El Gobierno de España, que se ríe de las torpezas de Trump, está integrado de la misma manera y funciona, desde el otro polo ideológico (aunque quizá es el mismo: ¡iliberales del mundo, uníos!), con el mismo desprecio al conocimiento y a la verdad. El Consejo de Ministros de España es una corte de los milagros, con un ministro de Justicia que acusa a los jueces de prevaricar, un ministro de Fomento que avisa que el retraso en los trenes va a durar hasta 2030 (año en que debería cerrarse el Ministerio de la Agenda 2030), y que tiene de jefe del cuerpo diplomático a alguien que hace honor a los antónimos que definen su profesión: rudeza y torpeza. Un gabinete, además, disfuncional en sí mismo: empresas e industria están en ministerios distintos, lo mismo que consumo y comercio, derechos sociales y seguridad social, universidades y educación, innovación y transformación digital…

El odio de Trump hacia las élites del conocimiento nace, en parte, de su imposibilidad de pertenecer a ellas: fue un estudiante mediocre, un autor de libros que no escribió, un empresario corrupto (lo sigue siendo) y un personaje cuya notoriedad se construyó en los platós de televisión, en las trifulcas mediáticas, en la tierra sin horizonte de las celebridades. Lo mismo podría decirse de Pedro Sánchez, cuyo ascenso a la cúspide fue medrando en los oscuros rincones de su partido. Es cierto que el ascenso de Trump también fue facilitado por el descrédito que la cultura woke arrojó sobre la propia idea de mérito y verdad. Cuando desde ciertos sectores universitarios se empieza a decir que las matemáticas son racistas, que la biología es opresiva o que la excelencia es una forma de supremacismo, se mina la autoridad del saber. Esa renuncia al conocimiento, aunque con distinto disfraz, no ha sido menos perniciosa que el populismo ignorante que dice combatir.

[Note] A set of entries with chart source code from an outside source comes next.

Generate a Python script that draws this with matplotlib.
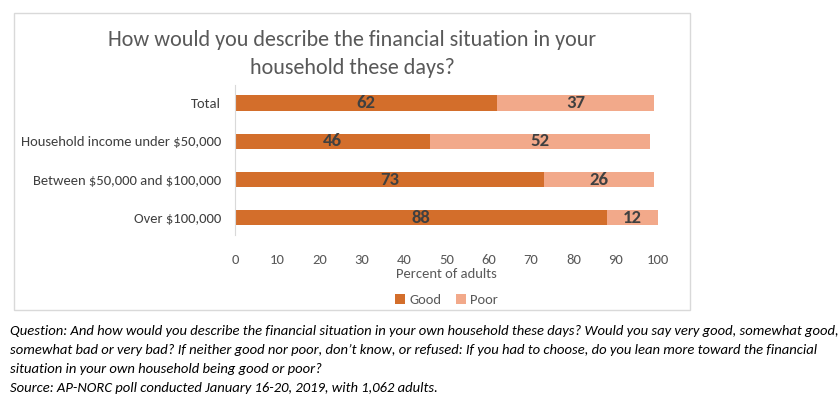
import matplotlib.pyplot as plt
from matplotlib.patches import Rectangle

# data
categories = ["Total", "Household income under \\$50,000",
              "Between \\$50,000 and \\$100,000", "Over \\$100,000"]
good = [62, 46, 73, 88]
poor = [37, 52, 26, 12]
xticks = [0, 10, 20, 30, 40, 50, 60, 70, 80, 90, 100]

GOOD_COLOR = "#D36E2B"
POOR_COLOR = "#F2A98A"
TEXT_DARK = "#404040"
TEXT_GRAY = "#595959"

plt.rcParams['font.family'] = ['Carlito', 'DejaVu Sans']

fig = plt.figure(figsize=(8.39, 3.99), dpi=100)
W, H = 839, 399

# chart border
fig.patches.append(Rectangle((14 / W, 1 - 310 / H), (690 - 14) / W, (310 - 13) / H,
                             transform=fig.transFigure, fill=False,
                             edgecolor="#D9D9D9", linewidth=1.0))

ax = fig.add_axes([235 / W, 1 - 235 / H, (658 - 235) / W, 150 / H])
ypos = list(range(len(categories)))
ax.barh(ypos, good, height=0.4, color=GOOD_COLOR, label="Good")
ax.barh(ypos, poor, left=good, height=0.4, color=POOR_COLOR, label="Poor")

for y, g, p in zip(ypos, good, poor):
    ax.text(g / 2, y, str(g), ha="center", va="center", fontsize=13.5,
            fontweight="bold", color=TEXT_DARK)
    ax.text(g + p / 2, y, str(p), ha="center", va="center", fontsize=13.5,
            fontweight="bold", color=TEXT_DARK)

ax.set_xlim(0, 100)
ax.set_ylim(3.45, -0.47)
ax.set_yticks(ypos)
ax.set_yticklabels(categories, fontsize=10.5, color=TEXT_DARK)
ax.set_xticks(xticks)
ax.set_xticklabels([str(t) for t in xticks], fontsize=10.5, color=TEXT_GRAY)
ax.tick_params(length=0, pad=10)
ax.tick_params(axis="x", pad=14)
for s in ["top", "right", "bottom"]:
    ax.spines[s].set_visible(False)
ax.spines["left"].set_color("#D9D9D9")
ax.set_xlabel("Percent of adults", fontsize=10.5, color=TEXT_GRAY, labelpad=1)

fig.text(352 / W, 1 - 40 / H, "How would you describe the financial situation in your",
         ha="center", va="center", fontsize=15.9, color=TEXT_GRAY)
fig.text(352 / W, 1 - 68 / H, "household these days?",
         ha="center", va="center", fontsize=15.9, color=TEXT_GRAY)

ax.legend(loc="center", bbox_to_anchor=(0.5, 1 - (300 - 85) / 150),
          ncol=2, frameon=False, fontsize=10.5, handlelength=0.7, handleheight=0.7,
          columnspacing=1.0, handletextpad=0.3, labelcolor=TEXT_GRAY)

caption = [
    "Question: And how would you describe the financial situation in your own household these days? Would you say very good, somewhat good,",
    "somewhat bad or very bad? If neither good nor poor, don\u2019t know, or refused: If you had to choose, do you lean more toward the financial",
    "situation in your own household being good or poor?",
    "Source: AP-NORC poll conducted January 16-20, 2019, with 1,062 adults.",
]
for i, line in enumerate(caption):
    fig.text(10 / W, 1 - (331 + 19 * i) / H, line, ha="left", va="center",
             fontsize=10.5, style="italic", color="black")

fig.savefig("out.png", dpi=100)
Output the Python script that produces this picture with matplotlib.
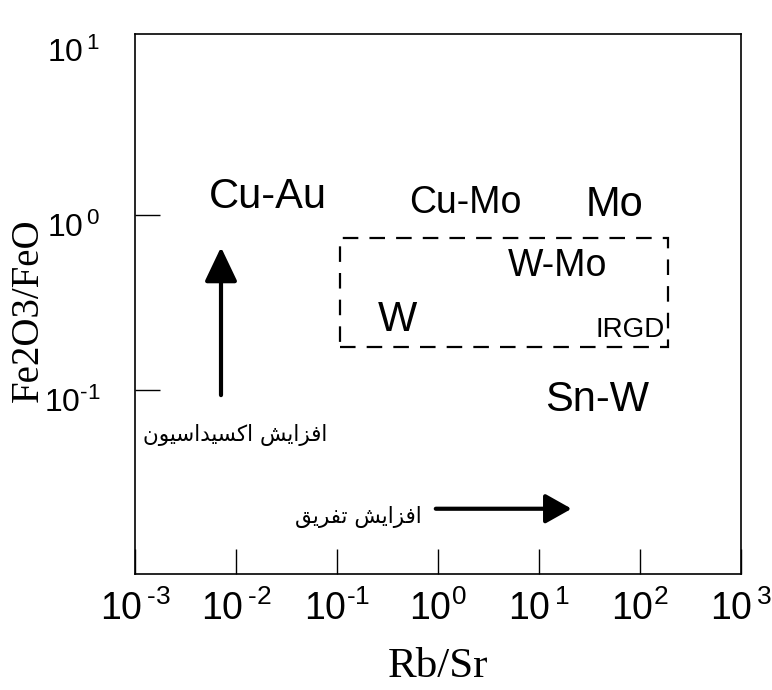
import matplotlib
matplotlib.use('Agg')
import matplotlib.pyplot as plt
import matplotlib.transforms as mtransforms
from matplotlib.patches import Rectangle

# tick decades (hyphen instead of minus, as in the original figure)
x_ticks = [1e-3, 1e-2, 1e-1, 1e0, 1e1, 1e2, 1e3]
x_tick_labels = ['10$^{\\,\u20103}$', '10$^{\\,\u20102}$', '10$^{\u20101}$', '10$^{0}$',
                 '10$^{\\,1}$', '10$^{2}$', '10$^{\\,3}$']
y_ticks = [1e-1, 1e0, 1e1]
y_tick_labels = ['10$^{\u20101}$', '10$^{\\,0}$', '10$^{\\,1}$']

# deposit fields (label, Rb/Sr, Fe2O3/FeO, size)
field_labels = ['Cu-Au', 'Cu-Mo', 'Mo', 'W-Mo', 'W', 'IRGD', 'Sn-W']
field_x = [0.0208, 1.85, 56.5, 15.1, 0.393, 79.4, 37.5]
field_y = [1.27, 1.17, 1.14, 0.511, 0.251, 0.22, 0.0877]
field_size = [30, 27, 30, 27, 30, 20, 30]

# IRGD dashed box corners
irgd_x = [0.107, 189]
irgd_y = [0.176, 0.739]

# arrows: oxidation (vertical) and differentiation (horizontal)
ox_arrow_x = [0.0071, 0.0071]
ox_arrow_y = [0.0936, 0.655]
diff_arrow_x = [0.95, 21.0]
diff_arrow_y = [0.0210, 0.0210]

# persian captions, logical order in presentation forms (matplotlib does no shaping)
# افزایش اکسیداسیون
oxid_forms = ['\uFE8D', '\uFED3', '\uFEB0', '\uFE8D', '\uFBFE', '\uFEB6', ' ',
              '\uFE8D', '\uFB90', '\uFEB4', '\uFBFF', '\uFEAA', '\uFE8D', '\uFEB3',
              '\uFBFF', '\uFEEE', '\uFEE5']
# افزایش تفریق
diff_forms = ['\uFE8D', '\uFED3', '\uFEB0', '\uFE8D', '\uFBFE', '\uFEB6', ' ',
              '\uFE97', '\uFED4', '\uFEAE', '\uFBFE', '\uFED6']
oxid_text = ''.join(reversed(oxid_forms))
diff_text = ''.join(reversed(diff_forms))
oxid_pos = (0.0098, 0.0553)
diff_pos = (0.161, 0.0188)

plt.rcParams['mathtext.fontset'] = 'custom'
plt.rcParams['mathtext.rm'] = 'Liberation Sans'
plt.rcParams['mathtext.default'] = 'rm'
plt.rcParams['font.family'] = ['Liberation Sans', 'DejaVu Sans']

fig = plt.figure(figsize=(7.72, 6.9), dpi=100)
ax = fig.add_axes([0.1749, 0.168, 0.785, 0.7827])
ax.set_xscale('log')
ax.set_yscale('log')
ax.set_xlim(1e-3, 1e3)
ax.set_ylim(10 ** -2.051, 10 ** 1.034)

for s in ax.spines.values():
    s.set_linewidth(1.2)

ax.set_xticks(x_ticks)
ax.set_xticklabels(x_tick_labels)
ax.set_yticks(y_ticks)
ax.set_yticklabels(y_tick_labels)
ax.minorticks_off()
ax.tick_params(direction='in', length=18, width=1)
ax.tick_params(axis='x', labelsize=27, pad=12)
ax.tick_params(axis='y', labelsize=23, pad=25)
ax.yaxis.get_major_ticks()[2].tick1line.set_visible(False)
# y labels sit a little below their ticks in the original
shift = mtransforms.ScaledTranslation(0, -7 / 72, fig.dpi_scale_trans)
for lbl in ax.get_yticklabels():
    lbl.set_transform(lbl.get_transform() + shift)

ax.set_xlabel('Rb/Sr', family='Liberation Serif', fontsize=31, labelpad=14)
ax.set_ylabel('Fe2O3/FeO', family='Liberation Serif', fontsize=28)
ax.yaxis.set_label_coords(-0.146, 0.489)

for lab, x, y, fs in zip(field_labels, field_x, field_y, field_size):
    ax.text(x, y, lab, fontsize=fs, ha='center', va='center')

ax.add_patch(Rectangle((irgd_x[0], irgd_y[0]), irgd_x[1] - irgd_x[0], irgd_y[1] - irgd_y[0],
                       fill=False, ls=(0, (7, 5)), lw=1.6, color='black'))

ax.annotate('', xy=(ox_arrow_x[1], ox_arrow_y[1]), xytext=(ox_arrow_x[0], ox_arrow_y[0]),
            arrowprops=dict(arrowstyle='-|>,head_length=2.1,head_width=1.0', lw=3,
                            color='black', shrinkA=0, shrinkB=0))
ax.annotate('', xy=(diff_arrow_x[1], diff_arrow_y[1]), xytext=(diff_arrow_x[0], diff_arrow_y[0]),
            arrowprops=dict(arrowstyle='-|>,head_length=1.6,head_width=0.9', lw=3,
                            color='black', shrinkA=0, shrinkB=0))

ax.text(oxid_pos[0], oxid_pos[1], oxid_text, fontsize=15.5, ha='center', va='center',
        family=['DejaVu Sans'])
ax.text(diff_pos[0], diff_pos[1], diff_text, fontsize=15.5, ha='center', va='center',
        family=['DejaVu Sans'])

fig.savefig('out.png', dpi=100)
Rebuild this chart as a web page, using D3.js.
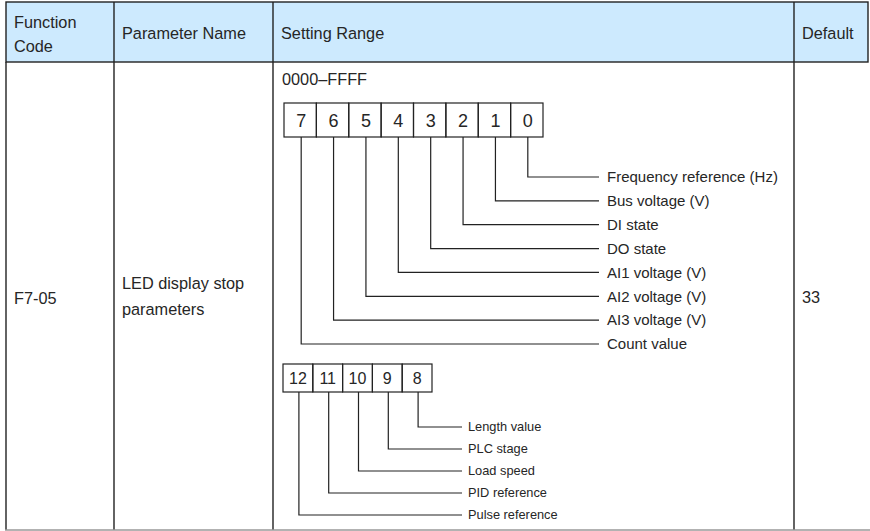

Estados Unidos no alcanzó el liderazgo mundial (faro del mundo libre y torpe imperio mundano a la vez) desde la ignorancia, sino por haber confiado su destino a las élites del saber: científicos, ingenieros, juristas, diplomáticos. Muchas de esas mentes brillantes fueron, además, fruto de la inmigración –en especial de la cultura judía europea diezmada por el nazismo– que encontró refugio en suelo norteamericano y aportó un capital intelectual inconmensurable. Despreciar hoy a esas élites y sustituirlas por aduladores, voceros dogmáticos o personajes de reality show es una forma de suicidio civilizatorio. La decadencia no llega como un trueno, sino como una sucesión de gestos mezquinos, de decisiones torpes, de nombramientos execrables. Y esto es igualmente válido en el ala oeste de la Casa Blanca como en el búnker de la Moncloa, epítome que debería autorizar el Ministerio de Memoria Democrática.